■ Objective
Leave out the pictures and set down exactly the lines from the start of the listing through the one with "0.37, 0.39, 0.41];", both included.

--

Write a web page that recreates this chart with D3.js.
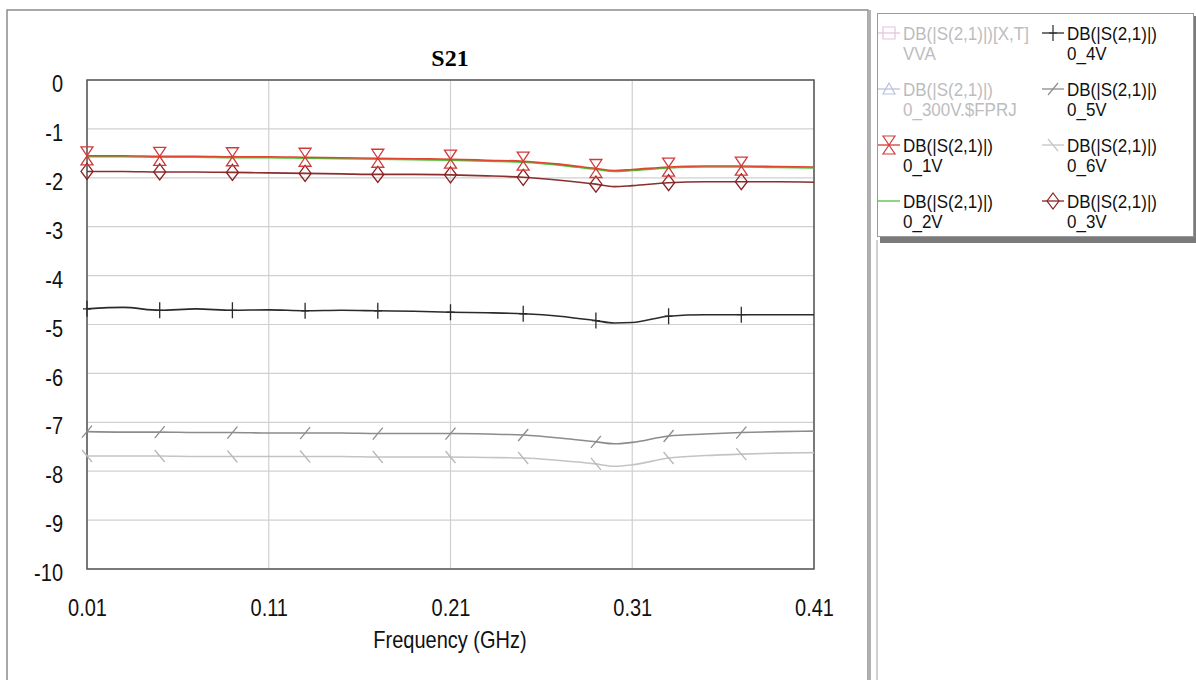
<!DOCTYPE html>
<html>
<head>
<meta charset="utf-8">
<script src="https://cdn.jsdelivr.net/npm/d3@7"></script>
<style>
  body { margin: 0; background: #fff; }
  svg { display: block; font-family: "Liberation Sans", Arial, sans-serif; }
</style>
</head>
<body>
<script>
// frequency points (GHz)
const freq = [0.01, 0.03, 0.05, 0.07, 0.09, 0.11, 0.13, 0.15, 0.17, 0.19, 0.21,
              0.23, 0.25, 0.27, 0.29, 0.30, 0.31, 0.33, 0.35, 0.37, 0.39, 0.41];

// S21 in dB for each bias voltage
const s21_1V = [-1.55, -1.55, -1.56, -1.56, -1.57, -1.57, -1.58, -1.59, -1.60, -1.61, -1.62,
                -1.64, -1.66, -1.72, -1.81, -1.85, -1.83, -1.78, -1.76, -1.76, -1.77, -1.78];
const s21_2V = [-1.57, -1.57, -1.58, -1.58, -1.59, -1.59, -1.60, -1.61, -1.62, -1.63, -1.64,
                -1.66, -1.68, -1.74, -1.83, -1.87, -1.85, -1.80, -1.78, -1.78, -1.79, -1.80];
const s21_3V = [-1.87, -1.87, -1.88, -1.88, -1.89, -1.90, -1.91, -1.92, -1.93, -1.93, -1.94,
                -1.96, -1.99, -2.05, -2.13, -2.18, -2.16, -2.10, -2.08, -2.08, -2.08, -2.09];
const s21_4V = [-4.68, -4.65, -4.71, -4.68, -4.71, -4.70, -4.72, -4.71, -4.72, -4.73, -4.75,
                -4.76, -4.78, -4.83, -4.92, -4.97, -4.96, -4.83, -4.80, -4.80, -4.80, -4.80];
const s21_5V = [-7.19, -7.20, -7.20, -7.21, -7.21, -7.22, -7.22, -7.22, -7.23, -7.23, -7.23,
                -7.24, -7.26, -7.32, -7.40, -7.44, -7.41, -7.28, -7.24, -7.21, -7.19, -7.18];
const s21_6V = [-7.69, -7.69, -7.69, -7.70, -7.70, -7.70, -7.70, -7.70, -7.71, -7.71, -7.71,
                -7.72, -7.73, -7.78, -7.85, -7.90, -7.87, -7.73, -7.68, -7.65, -7.63, -7.62];

// markers every 0.04 GHz
const markerFreq = [0.01, 0.05, 0.09, 0.13, 0.17, 0.21, 0.25, 0.29, 0.33, 0.37];

const xTicks = [0.01, 0.11, 0.21, 0.31, 0.41];
const yTicks = [0, -1, -2, -3, -4, -5, -6, -7, -8, -9, -10];

const series = [
  {name: "0_6V", values: s21_6V, color: "#c4c4c4", marker: "bslash", mcolor: "#b8b8b8"},
  {name: "0_5V", values: s21_5V, color: "#8c8c8c", marker: "slash", mcolor: "#8c8c8c"},
  {name: "0_4V", values: s21_4V, color: "#2a2a2a", marker: "plus", mcolor: "#2a2a2a"},
  {name: "0_3V", values: s21_3V, color: "#8a2e2e", marker: "diamond", mcolor: "#8a2020"},
  {name: "0_2V", values: s21_2V, color: "#4cc23a", marker: "none", mcolor: "#4cc23a"},
  {name: "0_1V", values: s21_1V, color: "#e0452f", marker: "hourglass", mcolor: "#d23a3a"}
];

const W = 1196, H = 680;
const margin = {top: 80, left: 87, right: 814, bottom: 569};
const stretch = 1.2; // labels in the picture are drawn a bit taller than wide

const svg = d3.select("body").append("svg")
    .attr("width", W)
    .attr("height", H);

// outer frame of the graph pane
svg.append("rect")
    .attr("x", 7).attr("y", 10)
    .attr("width", 861).attr("height", 700)
    .attr("fill", "none")
    .attr("stroke", "#8c8c8c")
    .attr("stroke-width", 1.5);
svg.append("line")
    .attr("x1", 869.5).attr("x2", 869.5).attr("y1", 10).attr("y2", H)
    .attr("stroke", "#b0b0b0").attr("stroke-width", 3);
svg.append("line")
    .attr("x1", 877).attr("x2", 877).attr("y1", 240).attr("y2", H)
    .attr("stroke", "#a0a0a0").attr("stroke-width", 1);

var x = d3.scaleLinear()
    .domain([0.01, 0.41])
    .range([margin.left, margin.right]);

var y = d3.scaleLinear()
    .domain([-10, 0])
    .range([margin.bottom, margin.top]);

// grid
svg.append("g")
    .selectAll("line")
    .data(yTicks)
    .enter().append("line")
    .attr("x1", margin.left).attr("x2", margin.right)
    .attr("y1", d => y(d)).attr("y2", d => y(d))
    .attr("stroke", "#d0d0d0")
    .attr("stroke-width", 1.2);

svg.append("g")
    .selectAll("line")
    .data(xTicks)
    .enter().append("line")
    .attr("y1", margin.top).attr("y2", margin.bottom)
    .attr("x1", d => x(d)).attr("x2", d => x(d))
    .attr("stroke", "#d0d0d0")
    .attr("stroke-width", 1.2);

// axes (labels only)
var yAxis = svg.append("g")
    .attr("transform", "translate(" + margin.left + ",0)")
    .call(d3.axisLeft(y).tickValues(yTicks).tickSize(0).tickPadding(24).tickFormat(d => String(d)));
yAxis.select(".domain").remove();
yAxis.selectAll("text")
    .attr("font-size", "20px")
    .attr("font-family", "Liberation Sans, Arial, sans-serif")
    .attr("fill", "#111")
    .attr("dy", 0)
    .attr("y", 11.6 / stretch)
    .attr("transform", "scale(1," + stretch + ")");

var xAxis = svg.append("g")
    .attr("transform", "translate(0," + margin.bottom + ")")
    .call(d3.axisBottom(x).tickValues(xTicks).tickSize(0).tickFormat(d3.format(".2f")));
xAxis.select(".domain").remove();
xAxis.selectAll("text")
    .attr("font-size", "20px")
    .attr("font-family", "Liberation Sans, Arial, sans-serif")
    .attr("fill", "#111")
    .attr("dy", 0)
    .attr("y", 46.6 / stretch)
    .attr("transform", "scale(1," + stretch + ")");

// plot border
svg.append("rect")
    .attr("x", margin.left).attr("y", margin.top)
    .attr("width", margin.right - margin.left)
    .attr("height", margin.bottom - margin.top)
    .attr("fill", "none")
    .attr("stroke", "#555")
    .attr("stroke-width", 1.5);

// title and axis label
svg.append("text")
    .attr("transform", "translate(450,66)")
    .attr("text-anchor", "middle")
    .attr("font-family", "Liberation Serif, Times New Roman, serif")
    .attr("font-weight", "bold")
    .attr("font-size", "24px")
    .text("S21");

svg.append("text")
    .attr("transform", "translate(450,648) scale(1," + stretch + ")")
    .attr("text-anchor", "middle")
    .attr("font-size", "20px")
    .attr("fill", "#111")
    .text("Frequency (GHz)");

// marker shapes
function markerPath(type) {
  switch (type) {
    case "hourglass": return "M-6,-9L6,-9L0,0ZM0,0L-6,9L6,9Z";
    case "diamond": return "M0,-8L6,0L0,8L-6,0Z";
    case "plus": return "M0,-8L0,8M-4,0L4,0";
    case "slash": return "M-5,6L5,-6";
    case "bslash": return "M-5,-6L5,6";
    default: return "";
  }
}

var line = d3.line()
    .x(d => x(d.f))
    .y(d => y(d.v))
    .curve(d3.curveMonotoneX);

var plot = svg.append("g");

series.forEach(function(s) {
  var pts = freq.map((f, i) => ({f: f, v: s.values[i]}));
  plot.append("path")
      .datum(pts)
      .attr("d", line)
      .attr("fill", "none")
      .attr("stroke", s.color)
      .attr("stroke-width", 1.6);

  if (s.marker !== "none") {
    plot.selectAll(".m" + s.name)
        .data(pts.filter(p => markerFreq.some(m => Math.abs(m - p.f) < 1e-6)))
        .enter().append("path")
        .attr("class", "m" + s.name)
        .attr("transform", d => "translate(" + x(d.f) + "," + y(d.v) + ")")
        .attr("d", markerPath(s.marker))
        .attr("fill", "none")
        .attr("stroke", s.mcolor)
        .attr("stroke-width", 1.3);
  }
});

// legend
var legendItems = [
  {l1: "DB(|S(2,1)|)[X,T]", l2: "VVA", color: "#e6c4dc", text: "#bdbdbd", marker: "square", col: 0, row: 0},
  {l1: "DB(|S(2,1)|)", l2: "0_300V.$FPRJ", color: "#b9c2dc", text: "#bdbdbd", marker: "triangle", col: 0, row: 1},
  {l1: "DB(|S(2,1)|)", l2: "0_1V", color: "#d23a3a", text: "#111", marker: "hourglass", col: 0, row: 2},
  {l1: "DB(|S(2,1)|)", l2: "0_2V", color: "#4cc23a", text: "#111", marker: "none", col: 0, row: 3},
  {l1: "DB(|S(2,1)|)", l2: "0_4V", color: "#2a2a2a", text: "#111", marker: "plus", col: 1, row: 0},
  {l1: "DB(|S(2,1)|)", l2: "0_5V", color: "#8c8c8c", text: "#111", marker: "slash", col: 1, row: 1},
  {l1: "DB(|S(2,1)|)", l2: "0_6V", color: "#c4c4c4", text: "#111", marker: "bslash", col: 1, row: 2},
  {l1: "DB(|S(2,1)|)", l2: "0_3V", color: "#8a2020", text: "#111", marker: "diamond", col: 1, row: 3}
];

// legend box with shadow
svg.append("rect")
    .attr("x", 880).attr("y", 237)
    .attr("width", 316).attr("height", 6)
    .attr("fill", "#7a7a7a");
svg.append("rect")
    .attr("x", 1194).attr("y", 16)
    .attr("width", 2).attr("height", 227)
    .attr("fill", "#7a7a7a");
svg.append("rect")
    .attr("x", 877.5).attr("y", 13.5)
    .attr("width", 316).attr("height", 223)
    .attr("fill", "#fff")
    .attr("stroke", "#9a9a9a")
    .attr("stroke-width", 1);

var legend = svg.append("g")
    .selectAll("g")
    .data(legendItems)
    .enter().append("g")
    .attr("transform", d => "translate(" + (d.col === 0 ? 878 : 1042) + "," + (33 + d.row * 56) + ")");

legend.append("line")
    .attr("x1", 0).attr("x2", 22)
    .attr("stroke", d => d.color)
    .attr("stroke-width", 1.3);

legend.append("path")
    .attr("transform", "translate(11,0)")
    .attr("d", function(d) {
      if (d.marker === "square") return "M-6,-6L6,-6L6,6L-6,6Z";
      if (d.marker === "triangle") return "M0,-6L6,5L-6,5Z";
      return markerPath(d.marker);
    })
    .attr("fill", "none")
    .attr("stroke", d => d.color)
    .attr("stroke-width", 1.2);

legend.append("text")
    .attr("transform", "translate(25,7) scale(1,1.1)")
    .attr("font-size", "17px")
    .attr("fill", d => d.text)
    .text(d => d.l1);

legend.append("text")
    .attr("transform", "translate(25,27) scale(1,1.1)")
    .attr("font-size", "17px")
    .attr("fill", d => d.text)
    .text(d => d.l2);
</script>
</body>
</html>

--

■ Answer below
Write a web page that recreates this chart with D3.js.
<!DOCTYPE html>
<html>
<head>
<meta charset="utf-8">
<script src="https://cdn.jsdelivr.net/npm/d3@7"></script>
<style>
  body { margin: 0; background: #fff; }
  svg { display: block; font-family: "Liberation Sans", Arial, sans-serif; }
</style>
</head>
<body>
<script>
// frequency points (GHz)
const freq = [0.01, 0.03, 0.05, 0.07, 0.09, 0.11, 0.13, 0.15, 0.17, 0.19, 0.21,
              0.23, 0.25, 0.27, 0.29, 0.30, 0.31, 0.33, 0.35, 0.37, 0.39, 0.41];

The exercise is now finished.